Penulis: Rizal Bomantama
Editor: Johnson Simanjuntak
TRIBUNNEWS.COM, JAKARTA - Lembaga Negara Mahkamah Agung (MA) akan melaksanakan pemilihan ketua baru besok Selasa (14/2/2017).
Beberapa lembaga hukum yang tergabung dalam Koalisi Pemantau Peradilan mengkritisi rencana tersebut.
Lembaga hukum yang tergabung dalam Koalisi Pemantau Peradilan antara lain Indonesia Corruption Watch (ICW), Perhimpunan Bantuan Hukum dan HAM Indonesia(PBHI), Lembaga Bantuan Hukum Jakarta, LBH Masyarakat, Yayasan Lembaga Bantuan Hukum Indonesia (YLBHI), ILR, MaPPI FHUI, LeIP, PSHK, ICEL, dan ICJR.
Menurut mereka MA tidak transparan dalam proses pemilihan tersebut.
"Kami juga baru tahu menjelang akhir pekan kemarin.
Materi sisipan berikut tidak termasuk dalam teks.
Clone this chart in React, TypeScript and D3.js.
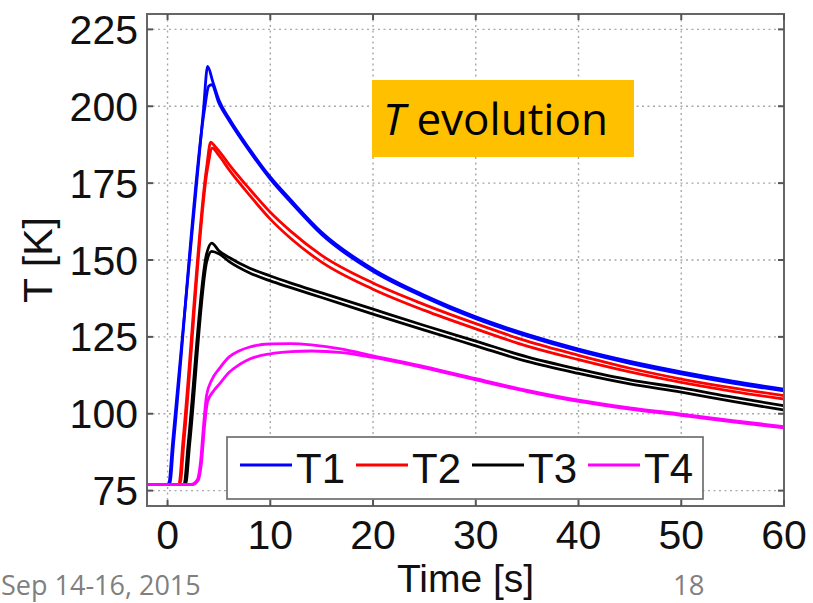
import React from "react";
import * as d3 from "d3";

// Temperature histories (time [s], T [K]); each sensor has two runs.
const t1a: [number, number][] = [[-2,77],[0.1,77],[0.5,91],[3.5,199],[3.9,213],[4.4,208],[5,202],[6,196],[8,186],[10,177],[12,169.5],[15,159],[20,147],[25,138.5],[30,131.5],[35,125.8],[40,121],[45,117],[50,113.6],[55,110.6],[60,108]];
const t1b: [number, number][] = [[-2,77],[0.2,77],[0.6,91],[3.6,199],[4.0,206.5],[4.3,207],[5,201],[6,195.3],[8,185.3],[10,176.3],[12,168.8],[15,158.3],[20,146.3],[25,137.9],[30,130.9],[35,125.2],[40,120.4],[45,116.4],[50,113],[55,110],[60,107.4]];
const t2a: [number, number][] = [[-2,77],[1.1,77],[1.5,91],[3.8,180],[4.2,188.3],[4.6,187],[5,185.5],[6,181],[8,173],[10,165.5],[12,159.3],[15,151.5],[20,142.5],[25,135.5],[30,129.3],[35,123.6],[40,119],[45,114.8],[50,111.3],[55,108.4],[60,105.9]];
const t2b: [number, number][] = [[-2,77],[1.2,77],[1.6,91],[3.9,180],[4.35,186.4],[5,184],[6,179.3],[8,171],[10,163.3],[12,157],[15,149.3],[20,140.5],[25,133.6],[30,127.6],[35,122],[40,117.6],[45,113.6],[50,110.2],[55,107.3],[60,104.8]];
const t3a: [number, number][] = [[-2,77],[1.6,77],[2.0,90],[3.8,152],[4.3,155.5],[5,153],[6,150.8],[8,147.3],[10,144.8],[12,142.5],[15,139.3],[20,134],[25,128.7],[30,123.6],[35,118.5],[40,114.5],[45,111],[50,108.4],[55,105.4],[60,102.6]];
const t3b: [number, number][] = [[-2,77],[1.75,77],[2.15,90],[3.85,150],[4.3,152.8],[5,152],[6,149.5],[8,145.8],[10,143.2],[12,141],[15,137.8],[20,132.4],[25,127.2],[30,122.1],[35,117],[40,113.1],[45,109.7],[50,107],[55,104],[60,101.2]];
const t4a: [number, number][] = [[-2,77],[2.3,77],[2.9,78.5],[3.2,84],[3.5,96],[3.8,106],[4.3,111],[5,114.5],[6,118.5],[7,120.5],[8,121.7],[10,122.7],[12,122.8],[14,122.4],[17,121],[20,118.8],[25,115.3],[30,111.4],[35,107.6],[40,104.4],[45,101.9],[50,99.9],[55,97.8],[60,95.8]];
const t4b: [number, number][] = [[-2,77],[2.4,77],[3.0,78.5],[3.3,84],[3.6,96],[3.9,104],[4.5,107.5],[5,109.5],[6,113.5],[7,116],[8,117.8],[10,119.5],[12,120.2],[14,120.4],[17,119.9],[20,118.3],[25,114.9],[30,111],[35,107.2],[40,104],[45,101.5],[50,99.5],[55,97.4],[60,95.4]];

const seriesNames = ["T1", "T2", "T3", "T4"];
const seriesColors = ["#0000ff", "#ff0000", "#000000", "#ff00ff"];
const seriesRuns = [[t1a, t1b], [t2a, t2b], [t3a, t3b], [t4a, t4b]];

const xTicks = [0, 10, 20, 30, 40, 50, 60];
const yTicks = [75, 100, 125, 150, 175, 200, 225];

const W = 813;
const H = 603;
const plot = { left: 147, right: 784, top: 14, bottom: 506 };

export default function App() {
  const x = d3.scaleLinear().domain([-2, 60]).range([plot.left, plot.right]);
  const y = d3.scaleLinear().domain([70, 230]).range([plot.bottom, plot.top]);
  const line = d3
    .line<[number, number]>()
    .x((d) => x(d[0]))
    .y((d) => y(d[1]))
    .curve(d3.curveMonotoneX);

  const axisFont = "'Liberation Sans', Arial, Helvetica, sans-serif";
  const slideFont = "'Open Sans', sans-serif";
  const tickLen = 6;

  return (
    <svg
      width={W}
      height={H}
      viewBox={`0 0 ${W} ${H}`}
      style={{ position: "absolute", left: 0, top: 0, display: "block", background: "#fff" }}
    >
      <defs>
        <clipPath id="plot-clip">
          <rect x={plot.left} y={plot.top} width={plot.right - plot.left} height={plot.bottom - plot.top} />
        </clipPath>
      </defs>

      {/* dotted grid */}
      <g stroke="#a8a8a8" strokeWidth={1.4} strokeDasharray="2,3.5">
        {xTicks.filter((t) => t < 60).map((t) => (
          <line key={"gx" + t} x1={x(t)} x2={x(t)} y1={plot.top} y2={plot.bottom} />
        ))}
        {yTicks.map((t) => (
          <line key={"gy" + t} x1={plot.left} x2={plot.right} y1={y(t)} y2={y(t)} />
        ))}
      </g>

      {/* data */}
      <g clipPath="url(#plot-clip)" fill="none" strokeWidth={2.8} strokeLinejoin="round">
        {seriesRuns.map((runs, i) =>
          runs.map((run, j) => (
            <path key={`s${i}-${j}`} d={line(run) || ""} stroke={seriesColors[i]} />
          ))
        )}
      </g>

      {/* frame and inward ticks */}
      <rect
        x={plot.left}
        y={plot.top}
        width={plot.right - plot.left}
        height={plot.bottom - plot.top}
        fill="none"
        stroke="#666"
        strokeWidth={2}
      />
      <g stroke="#555" strokeWidth={2}>
        {xTicks.map((t) => (
          <g key={"tx" + t}>
            <line x1={x(t)} x2={x(t)} y1={plot.bottom} y2={plot.bottom - tickLen} />
            <line x1={x(t)} x2={x(t)} y1={plot.top} y2={plot.top + tickLen} />
          </g>
        ))}
        {yTicks.map((t) => (
          <g key={"ty" + t}>
            <line x1={plot.left} x2={plot.left + tickLen} y1={y(t)} y2={y(t)} />
            <line x1={plot.right} x2={plot.right - tickLen} y1={y(t)} y2={y(t)} />
          </g>
        ))}
      </g>

      {/* tick labels */}
      <g fontFamily={axisFont} fontSize={41} fill="#111">
        {xTicks.map((t) => (
          <text key={"lx" + t} x={x(t)} y={549} textAnchor="middle">
            {t}
          </text>
        ))}
        {yTicks.map((t) => (
          <text key={"ly" + t} x={138} y={y(t) + 14.5} textAnchor="end">
            {t}
          </text>
        ))}
      </g>

      {/* axis titles */}
      <text x={(plot.left + plot.right) / 2} y={592} textAnchor="middle" fontFamily={axisFont} fontSize={39} fill="#111">
        Time [s]
      </text>
      <text
        transform={`translate(52, ${(plot.top + plot.bottom) / 2}) rotate(-90)`}
        textAnchor="middle"
        fontFamily={axisFont}
        fontSize={41}
        fill="#111"
      >
        T [K]
      </text>

      {/* legend */}
      <g>
        <rect x={227} y={437} width={476} height={62} fill="#fff" stroke="#666" strokeWidth={1.6} />
        {seriesNames.map((name, i) => {
          const lx = 240 + i * 116;
          return (
            <g key={name}>
              <line x1={lx} x2={lx + 52} y1={465} y2={465} stroke={seriesColors[i]} strokeWidth={3} />
              <text x={lx + 56} y={483} fontFamily={axisFont} fontSize={42} fill="#111">
                {name}
              </text>
            </g>
          );
        })}
      </g>

      {/* title badge */}
      <rect x={372} y={80} width={262} height={77} fill="#ffc000" />
      <text x={383} y={135} fontFamily={slideFont} fontSize={44} fill="#000">
        <tspan fontStyle="italic">T</tspan>
        <tspan> evolution</tspan>
      </text>

      {/* footer */}
      <text x={1} y={595} fontFamily={slideFont} fontSize={27} fill="#808080">
        Sep 14-16, 2015
      </text>
      <text x={673} y={595} fontFamily={slideFont} fontSize={27.5} fill="#808080">
        18
      </text>
    </svg>
  );
}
Sangat mendadak dan hingga kini kami juga belum tahu siapa saja yang masuk bursa kandidat ketua," kata Lalola Easter dari ICW.
Pernyataan itu disampaikannya dalam konferensi pers Koalisi Pemantau Peradilan di Kantor ICW, Kalibata, Jakarta Selatan, Senin (13/2/2017).
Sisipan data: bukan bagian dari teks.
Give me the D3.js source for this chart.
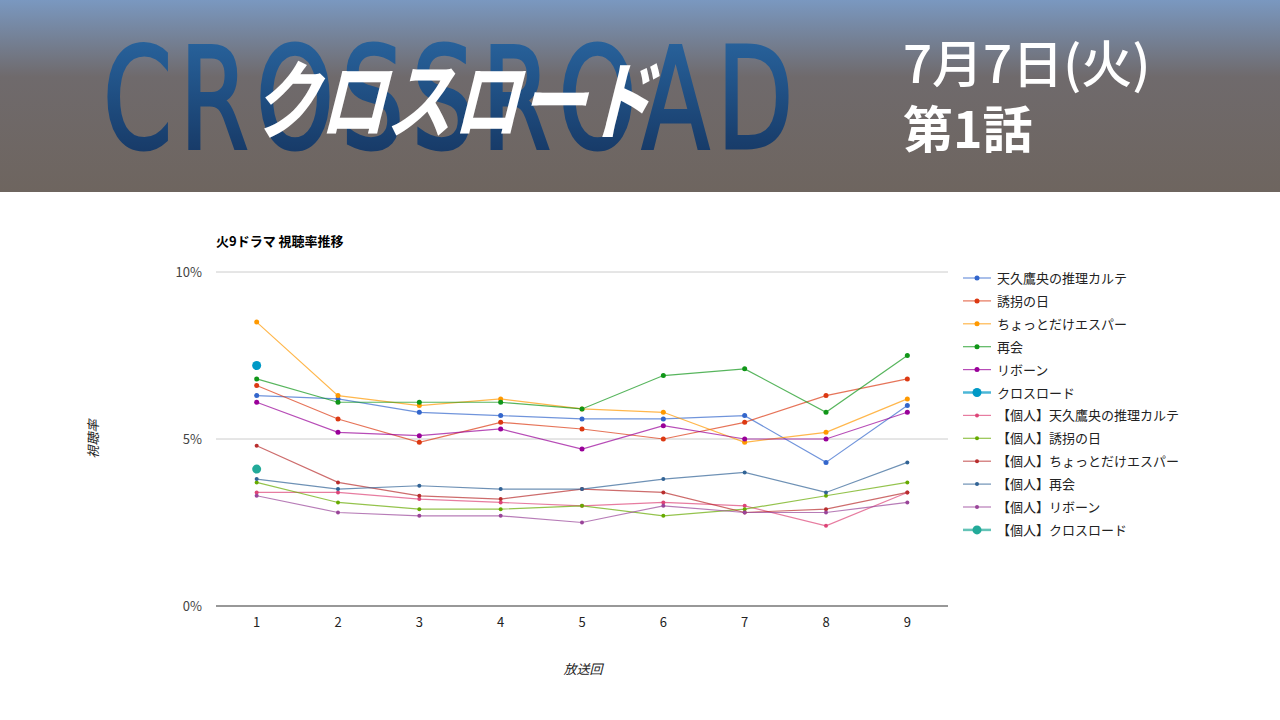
<!DOCTYPE html>
<html>
<head>
<meta charset="utf-8">
<title>火9ドラマ 視聴率推移</title>
<script src="https://cdn.jsdelivr.net/npm/d3@7/dist/d3.min.js"></script>
<style>
body { margin: 0; background: #fff; }
svg { display: block; font-family: "Noto Sans CJK JP", "Noto Sans", sans-serif; }
</style>
</head>
<body>
<script>
  // データ
  var episodes = ["1", "2", "3", "4", "5", "6", "7", "8", "9"];
  var yTicks = [0, 5, 10];
  var names = [
    "天久鷹央の推理カルテ", "誘拐の日", "ちょっとだけエスパー", "再会", "リボーン", "クロスロード",
    "【個人】天久鷹央の推理カルテ", "【個人】誘拐の日", "【個人】ちょっとだけエスパー",
    "【個人】再会", "【個人】リボーン", "【個人】クロスロード"
  ];
  var amakuRate   = [6.3, 6.2, 5.8, 5.7, 5.6, 5.6, 5.7, 4.3, 6.0];
  var yukaiRate   = [6.6, 5.6, 4.9, 5.5, 5.3, 5.0, 5.5, 6.3, 6.8];
  var espRate     = [8.5, 6.3, 6.0, 6.2, 5.9, 5.8, 4.9, 5.2, 6.2];
  var saikaiRate  = [6.8, 6.1, 6.1, 6.1, 5.9, 6.9, 7.1, 5.8, 7.5];
  var rebornRate  = [6.1, 5.2, 5.1, 5.3, 4.7, 5.4, 5.0, 5.0, 5.8];
  var crossRate   = [7.2];
  var amakuKojin  = [3.4, 3.4, 3.2, 3.1, 3.0, 3.1, 3.0, 2.4, 3.4];
  var yukaiKojin  = [3.7, 3.1, 2.9, 2.9, 3.0, 2.7, 2.9, 3.3, 3.7];
  var espKojin    = [4.8, 3.7, 3.3, 3.2, 3.5, 3.4, 2.8, 2.9, 3.4];
  var saikaiKojin = [3.8, 3.5, 3.6, 3.5, 3.5, 3.8, 4.0, 3.4, 4.3];
  var rebornKojin = [3.3, 2.8, 2.7, 2.7, 2.5, 3.0, 2.8, 2.8, 3.1];
  var crossKojin  = [4.1];

  var values = [amakuRate, yukaiRate, espRate, saikaiRate, rebornRate, crossRate,
                amakuKojin, yukaiKojin, espKojin, saikaiKojin, rebornKojin, crossKojin];
  var colors = ["#3366cc", "#dc3912", "#ff9900", "#109618", "#990099", "#0099c6",
                "#dd4477", "#66aa00", "#b82e2e", "#316395", "#994499", "#22aa99"];

  var series = names.map(function(n, i) {
    return { name: n, values: values[i], color: colors[i], big: (i === 5 || i === 11), kojin: i > 5 };
  });

  var width = 1280, height = 720;
  var svg = d3.select("body").append("svg").attr("width", width).attr("height", height);
  var defs = svg.append("defs");

  // ヘッダー
  var bg = defs.append("linearGradient").attr("id", "bg").attr("x1", 0).attr("y1", 0).attr("x2", 0).attr("y2", 1);
  bg.append("stop").attr("offset", "0%").attr("stop-color", "#7a98c0");
  bg.append("stop").attr("offset", "40%").attr("stop-color", "#6f6a6c");
  bg.append("stop").attr("offset", "100%").attr("stop-color", "#6e655f");
  var bl = defs.append("linearGradient").attr("id", "bl").attr("x1", 0).attr("y1", 0).attr("x2", 0).attr("y2", 1);
  bl.append("stop").attr("offset", "0%").attr("stop-color", "#2b6aa6");
  bl.append("stop").attr("offset", "100%").attr("stop-color", "#13305a");

  svg.append("rect").attr("x", 0).attr("y", 0).attr("width", width).attr("height", 192).attr("fill", "url(#bg)");
  // 縦長のロゴ文字（横方向に縮める）
  svg.append("text")
    .attr("transform", "translate(103,148) scale(0.78,1)")
    .attr("textLength", 885).attr("lengthAdjust", "spacing")
    .attr("font-family", "'DejaVu Sans Condensed', 'Liberation Sans Narrow', sans-serif")
    .attr("font-weight", "normal").attr("font-size", 141)
    .attr("stroke", "url(#bl)").attr("stroke-width", 3)
    .attr("fill", "url(#bl)")
    .text("CROSSROAD");
  svg.append("text")
    .attr("transform", "translate(252,132) skewX(-14)")
    .attr("textLength", 400).attr("lengthAdjust", "spacingAndGlyphs")
    .attr("font-weight", "bold").attr("font-size", 86)
    .attr("fill", "#fff")
    .text("クロスロード");
  svg.append("text").attr("x", 903).attr("y", 83)
    .attr("font-size", 51).attr("font-weight", 500).attr("fill", "#fff").text("7月7日(火)");
  svg.append("text").attr("x", 903).attr("y", 148)
    .attr("font-size", 50).attr("font-weight", "bold").attr("fill", "#fff").text("第1話");

  // グラフ
  var plotLeft = 216, plotRight = 948, plotTop = 272, plotBottom = 606;
  var x = d3.scalePoint().domain(episodes).range([plotLeft, plotRight]).padding(0.5);
  var y = d3.scaleLinear().domain([0, 10]).range([plotBottom, plotTop]);

  svg.append("text").attr("x", 216).attr("y", 246)
    .attr("font-size", 13).attr("font-weight", "bold").attr("fill", "#000")
    .text("火9ドラマ 視聴率推移");

  svg.append("g").selectAll("line").data(yTicks.filter(function(d) { return d > 0; }))
    .enter().append("line")
    .attr("x1", plotLeft).attr("x2", plotRight)
    .attr("y1", function(d) { return y(d); }).attr("y2", function(d) { return y(d); })
    .attr("stroke", "#cccccc").attr("stroke-width", 1);
  svg.append("line").attr("x1", plotLeft).attr("x2", plotRight).attr("y1", y(0)).attr("y2", y(0))
    .attr("stroke", "#333").attr("stroke-width", 1.2);

  svg.append("g").selectAll("text").data(yTicks).enter().append("text")
    .attr("x", 202).attr("y", function(d) { return y(d) + 5; })
    .attr("text-anchor", "end").attr("font-size", 13).attr("fill", "#444")
    .text(function(d) { return d + "%"; });

  svg.append("g").selectAll("text").data(episodes).enter().append("text")
    .attr("x", function(d) { return x(d); }).attr("y", 627)
    .attr("text-anchor", "middle").attr("font-size", 13).attr("fill", "#222")
    .text(function(d) { return d; });

  svg.append("text").attr("x", 583).attr("y", 674).attr("text-anchor", "middle")
    .attr("font-size", 13).attr("font-style", "italic").attr("fill", "#222").text("放送回");
  svg.append("text").attr("transform", "translate(98,439) rotate(-90)").attr("text-anchor", "middle")
    .attr("font-size", 13).attr("font-style", "italic").attr("fill", "#222").text("視聴率");

  var line = d3.line()
    .x(function(d, i) { return x(episodes[i]); })
    .y(function(d) { return y(d); });

  var g = svg.append("g");
  series.forEach(function(s) {
    if (s.values.length > 1) {
      g.append("path").attr("d", line(s.values)).attr("fill", "none")
        .attr("stroke", s.color).attr("stroke-opacity", 0.7)
        .attr("stroke-width", 1.2);
    }
  });
  series.forEach(function(s) {
    g.append("g").selectAll("circle").data(s.values).enter().append("circle")
      .attr("cx", function(d, i) { return x(episodes[i]); })
      .attr("cy", function(d) { return y(d); })
      .attr("r", s.big ? 4.5 : (s.kojin ? 2 : 2.5))
      .attr("fill", s.color);
  });

  // 凡例
  var legend = svg.append("g").selectAll("g").data(series).enter().append("g")
    .attr("transform", function(d, i) { return "translate(963," + (278 + i * 22.9) + ")"; });
  legend.append("line").attr("x1", 0).attr("x2", 28).attr("y1", 0).attr("y2", 0)
    .attr("stroke", function(d) { return d.color; }).attr("stroke-opacity", 0.7)
    .attr("stroke-width", function(d) { return d.big ? 2.5 : 1.2; });
  legend.append("circle").attr("cx", 14).attr("cy", 0)
    .attr("r", function(d) { return d.big ? 4.5 : (d.kojin ? 2 : 2.5); })
    .attr("fill", function(d) { return d.color; });
  legend.append("text").attr("x", 34).attr("y", 5)
    .attr("font-size", 13).attr("fill", "#222")
    .text(function(d) { return d.name; });
</script>
</body>
</html>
Totok Yuliyanto dari PBHI menjelaskan bahwa pemilihan Ketua MA harus disaksikan langsung oleh masyarakat dan pers sebagai pengawas independen.
"Karena sebagai lembaga tinggi negara, MA menjadi bagian penting dan tidak terpisahkan dalam memastikan perlindungan hak warga negara. Begitu juga dengan reformasi peradilan, sayang kalau dilakukan tertutup dan diam-diam.
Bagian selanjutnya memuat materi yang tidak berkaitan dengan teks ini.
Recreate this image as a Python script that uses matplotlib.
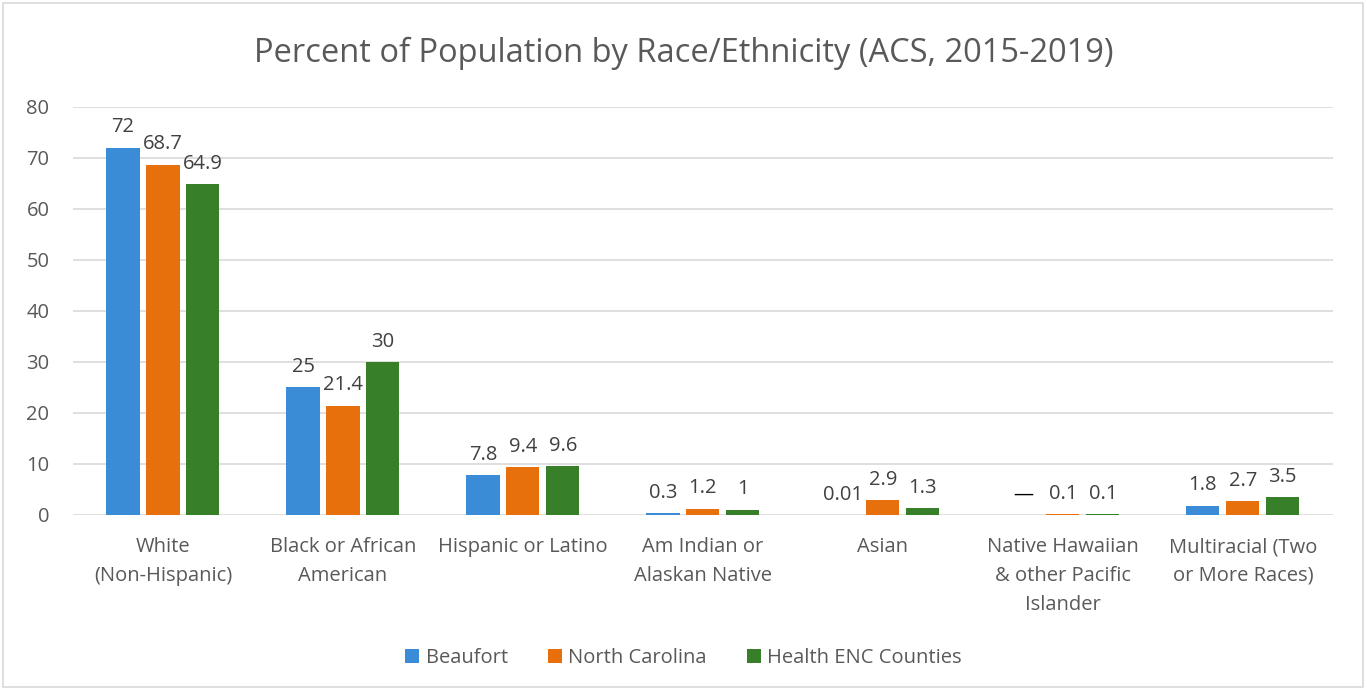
import numpy as np
import matplotlib.pyplot as plt
from matplotlib.patches import Rectangle

plt.rcParams['font.family'] = ['Open Sans', 'DejaVu Sans']

categories = ['White\n(Non-Hispanic)', 'Black or African\nAmerican', 'Hispanic or Latino',
              'Am Indian or\nAlaskan Native', 'Asian', 'Native Hawaiian\n& other Pacific\nIslander',
              'Multiracial (Two\nor More Races)']
beaufort = [72, 25, 7.8, 0.3, 0.01, np.nan, 1.8]
north_carolina = [68.7, 21.4, 9.4, 1.2, 2.9, 0.1, 2.7]
health_enc = [64.9, 30, 9.6, 1, 1.3, 0.1, 3.5]
beaufort_labels = ['72', '25', '7.8', '0.3', '0.01', '\u2014', '1.8']
nc_labels = ['68.7', '21.4', '9.4', '1.2', '2.9', '0.1', '2.7']
enc_labels = ['64.9', '30', '9.6', '1', '1.3', '0.1', '3.5']

series = [
    ('Beaufort', beaufort, beaufort_labels, '#3A8CD7'),
    ('North Carolina', north_carolina, nc_labels, '#E7700D'),
    ('Health ENC Counties', health_enc, enc_labels, '#378029'),
]

fig = plt.figure(figsize=(13.67, 6.88), dpi=100)
fig.patches.append(Rectangle((0.002, 0.002), 0.995, 0.994, transform=fig.transFigure,
                             fill=False, edgecolor='#D9D9D9', linewidth=1.2))
ax = fig.add_axes([0.0534, 0.2515, 0.9216, 0.593])

x = np.arange(len(categories))
step = 0.222
width = 0.184
txt = '#404040'
fs = 14.5
for i, (name, vals, labs, col) in enumerate(series):
    pos = x + (i - 1) * step
    v = np.array(vals, dtype=float)
    ax.bar(pos, np.nan_to_num(v), width, color=col, label=name, zorder=3)
    for p, val, lab in zip(pos, v, labs):
        y = 0 if np.isnan(val) else val
        ax.annotate(lab, (p, y), xytext=(0, 7.5), textcoords='offset points',
                    ha='center', va='bottom', fontsize=fs, color=txt if lab != '\u2014' else 'black')

ax.set_ylim(0, 80)
ax.set_xlim(-0.5, len(categories) - 0.5)
ax.set_yticks(range(0, 81, 10))
ax.yaxis.grid(True, color='#D9D9D9', linewidth=1.2, zorder=0)
for s in ax.spines.values():
    s.set_visible(False)
ax.tick_params(axis='both', length=0, labelsize=fs, labelcolor='#595959')
ax.tick_params(axis='y', pad=17)
ax.tick_params(axis='x', pad=16)
ax.set_xticks(x)
ax.set_xticklabels(categories, linespacing=1.58)

fig.suptitle('Percent of Population by Race/Ethnicity (ACS, 2015-2019)', y=0.922, va='center',
             fontsize=23.5, color='#595959')
fig.legend(loc='center', bbox_to_anchor=(0.5, 0.043), ncol=3, frameon=False,
           fontsize=fs, handlelength=0.7, handleheight=0.7, handletextpad=0.3,
           columnspacing=2.0, labelcolor='#595959')

fig.savefig('out.png', dpi=100)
MA sendiri memang belum membuka daftar kandidat ketua MA yang baru.
Ketua MA saat ini, Hatta Ali disebut akan maju lagi mengingat usianya yang masih 67 tahun.
"Ia berpeluang menjadi Ketua MA sampai tahun 2020 karena batas akhir Ketua MA adalah 70 tahun. Selain itu kami belum tahu siapa saja kandidatnya," ujar Totok Yuliyanto.